The downturn on milk prices is very real. Undoubtedly the upturn will come, however, it’s managing until then that farmers need to be focussed on now. Irish dairy farm families are very resilient. Don’t lose faith just because of a cash loss this year. The upturn will come, but you don’t want to become a forced seller of assets in the meantime.
If the continued cost rise at farm level is not balanced by a milk price rise at some stage, less and less milk will be produced, and this is what will drive the upturn.
Dairy farmers across Europe, across the world, won’t continue to spread fertiliser and purchase feed for cows if the cost of production is well below the milk price. In the same way, why would tillage farmers spend big on machinery, fuel and fertiliser to grow barley produced at a loss.
Many thought we had arrived at a new level with global markets, where the price of dairy or grain commodities would sustain or even reward the ‘high quality, lower cost’ Irish produce. A new realisation is dawning as we speak.
A base milk price at or near 30c/litre means all milk suppliers are losing 10 cent on every litre produced.
Given farm inflation, the purchasing power of the current milk price is far less than it was three years ago (see Aidan Brennan's dairy feature).
For the average 500,000 litre producer, losing 10 c/litre is a €50,000 loss in the year for a lot of work.
Yes, one year won’t make or break an industry that has had a good run for the last ten years, however, it can postpone development plans, make college fees harder to find, and force a rethink of what needs to happen at farm level.
So all of this is for individual farmers to grapple with in their own way. What loan repayments the business has, what financial reserves you have and your cost structure will all drive key decisions.
In some countries, business owners would halt principal loan repayments and pay interest only. In essence these are business decisions for each individual farmer to start considering now.
What can industry, Government or our Department do? In New Zealand this week I see its Labour and Green coalition government is delaying agricultural emissions pricing by nearly two years.
The Kiwi government wants to give hard pressed New Zealand dairy farmers more time to adapt business operations and maybe even compensate farmers for carbon sequestered on farm. They have also allocated a once-off €200m package to help farmers with this green conversion.
Thankfully the EU seems to be making progress on how to measure, value and trade carbon as evidenced by the agri committee decision in the European Parliament vote on Wednesday this week.
This fund needs to recognise what all farmers can bring to the carbon party, not just those on lower stocked farms.
Irish farmers continue to invest in better fertilisers, more modern nutrient spreading machinery, and funding more research in methane additives.
All of this while the sector is getting clobbered with more stringent regulations and stocking rate reduction policies.
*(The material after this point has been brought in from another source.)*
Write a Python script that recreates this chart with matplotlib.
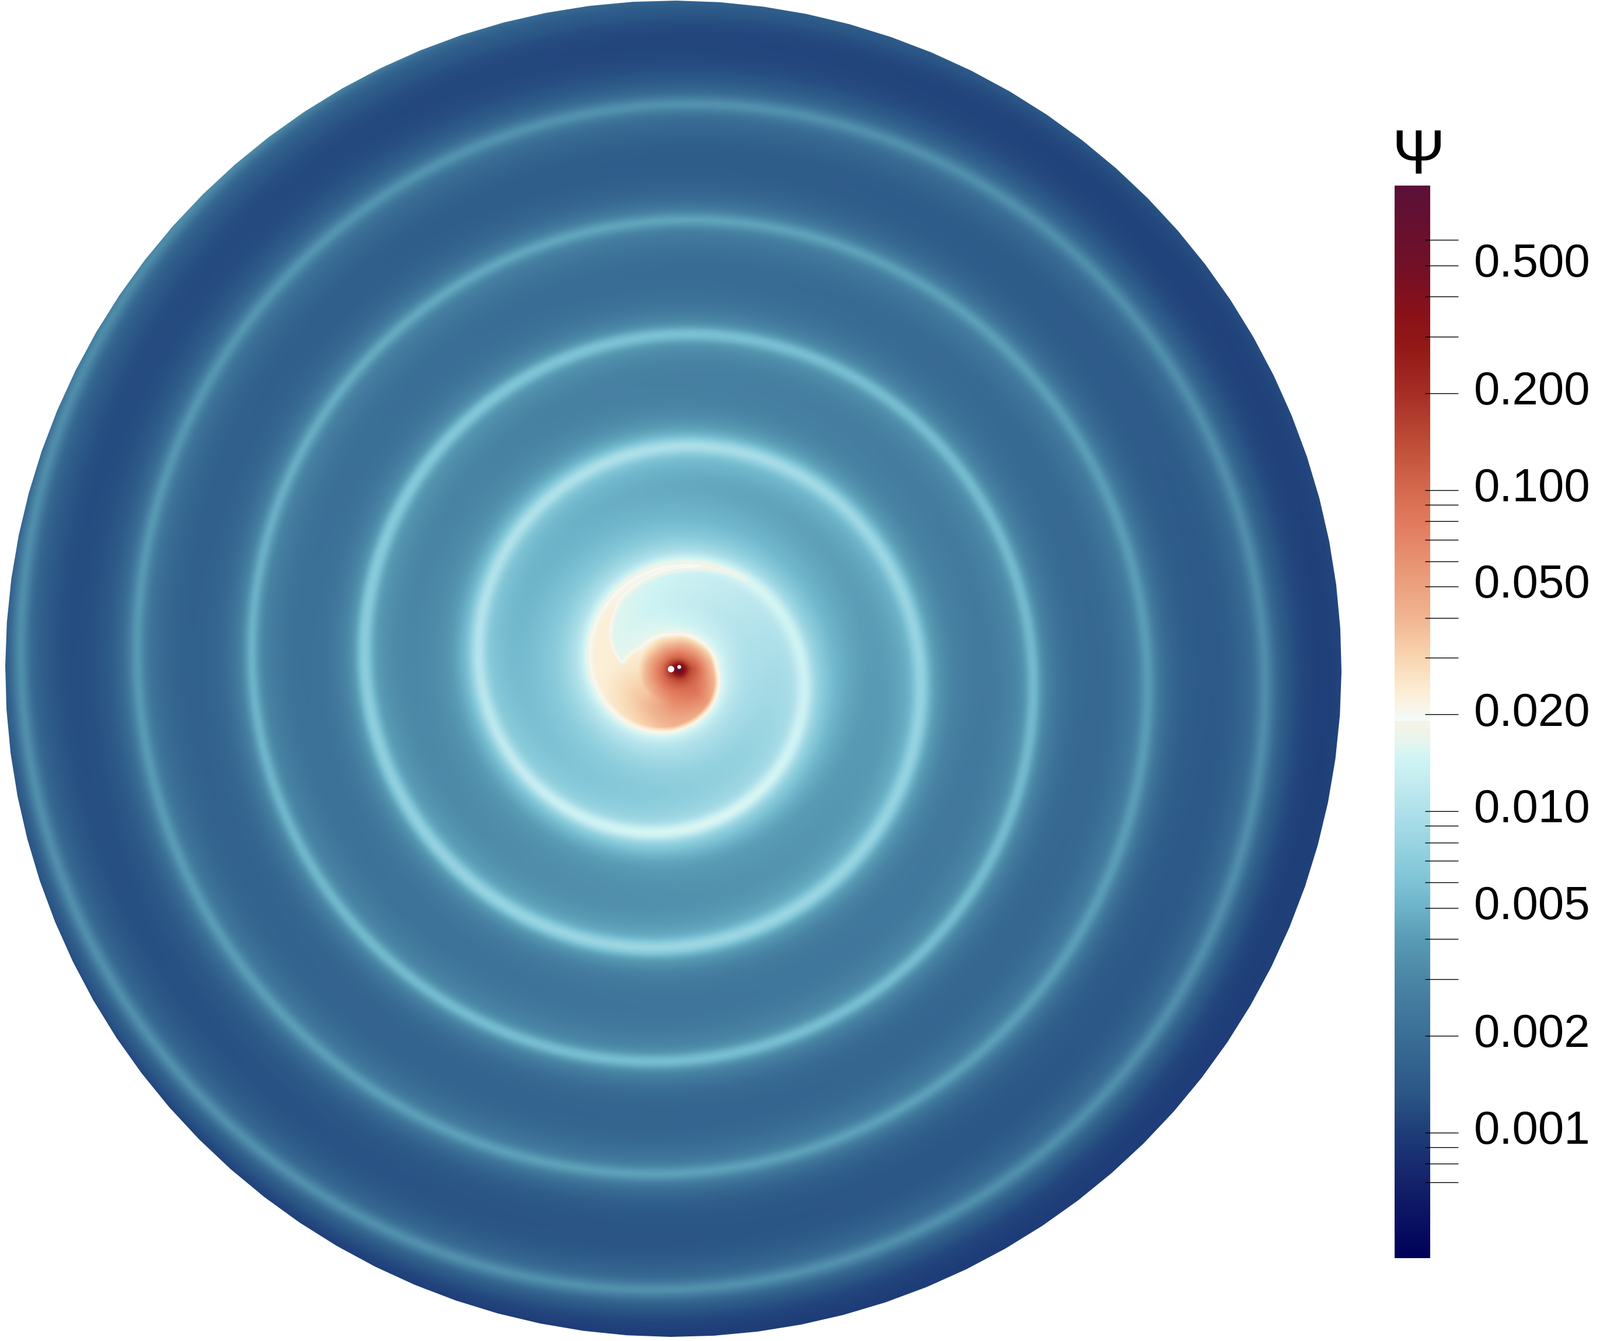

Global milk production is shifting. New Zealand is very dependent on China buying a lot of its milk powder (32% of NZ milk supply goes to China normally).
China currently has domestic problems, so the demand is not there and the Kiwi milk spills onto global markets.
China is also trying to produce more milk itself. About 40% of the global soybean production that’s traded now goes to China.
Most of that protein source is going from South America to China as the likes of Brazil respond and grow more soybean. Similarly, beef production is expanding hugely in Brazil.
We cannot deny an emerging middle class in China or India their progress. At the same time we cannot deny Irish food producers that have a competitive advantage to grow grass or produce grain the opportunity if the business model stacks up.
We have to be real on global production shifts, and Irish farmers will play their part in a sustainability drive, but they don’t want to be disadvantaged while the rest of the world passes them out.